The Dartmouth Observer
Monday, November 22, 2004
It's time to turn our attention once again to my dear old country. A recent report by Reporters without Borders has ranked Singapore 147th out of 167 countries in a list of global press freedoms, behind such specimens of enlightened thought as the Palestinian Authority, Liberia, and Kyrgyzstan. (A similar list by Freedom House has us slightly better at 135th out of 193.) For a country whose GDP per capita is 29th out of 231, this is really not good at all.
Typically, the government is protesting - and typically, doing a bad job at it.

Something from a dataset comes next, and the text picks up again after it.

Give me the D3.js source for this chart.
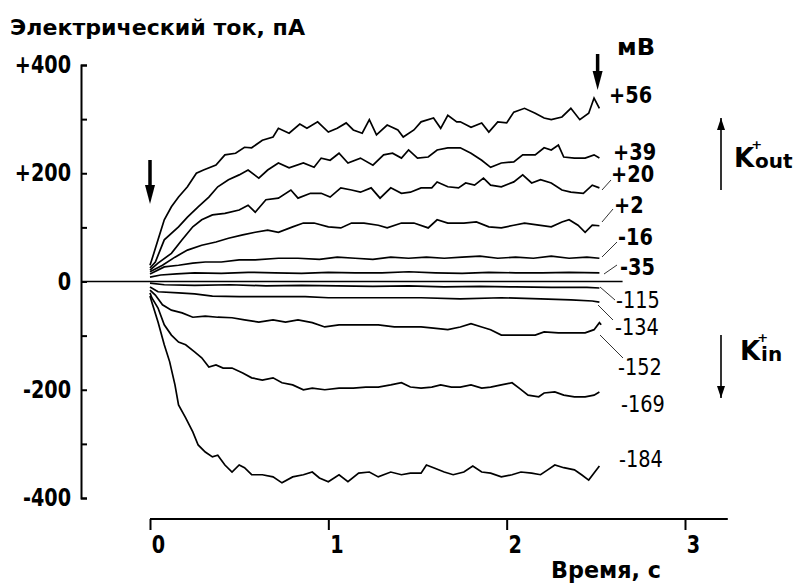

The Information Minister says that the Reporters Without Borders index "is based largely on a different media model which favours the advocacy and adversarial role of the press." By contrast, "We have a different media model in Singapore...This model has evolved out of our special circumstances and has enabled our media to contribute to nation building."
Of course, the whole point of a global ranking system is that it has to employ the same criteria across the board. "Special circumstances" of the sort the Information Minister mentions can't be taken into account, particularly if the alternative model proposes a "different media model." Otherwise, what's the point of a unified ranking systems? Perhaps Singapore would prefer to be compared to countries like North Korea and Iran that would have similar views on the role of media in society. (NB: I'm not drawing a moral equivalence here between my country and North Korea.)
In fact, if you look at these comments in a slightly different light, you'll notice that the Information Minister, in setting out to refute these claims, merely lends weight to the argument that Singaporeans enjoy very little press freedom. He says quite clearly that the media contributes to nation building in Singapore, that it has to be sensitive to the government's interests. If so, then the media ain't free, because freedom of the press means, by any reasonable standards, the freedom to pursue truth and fairness without having to worry about political pressures. It would have been more honest of the Information Minister to admit that Singapore employs a different media model, and therefore deserves its low ranking.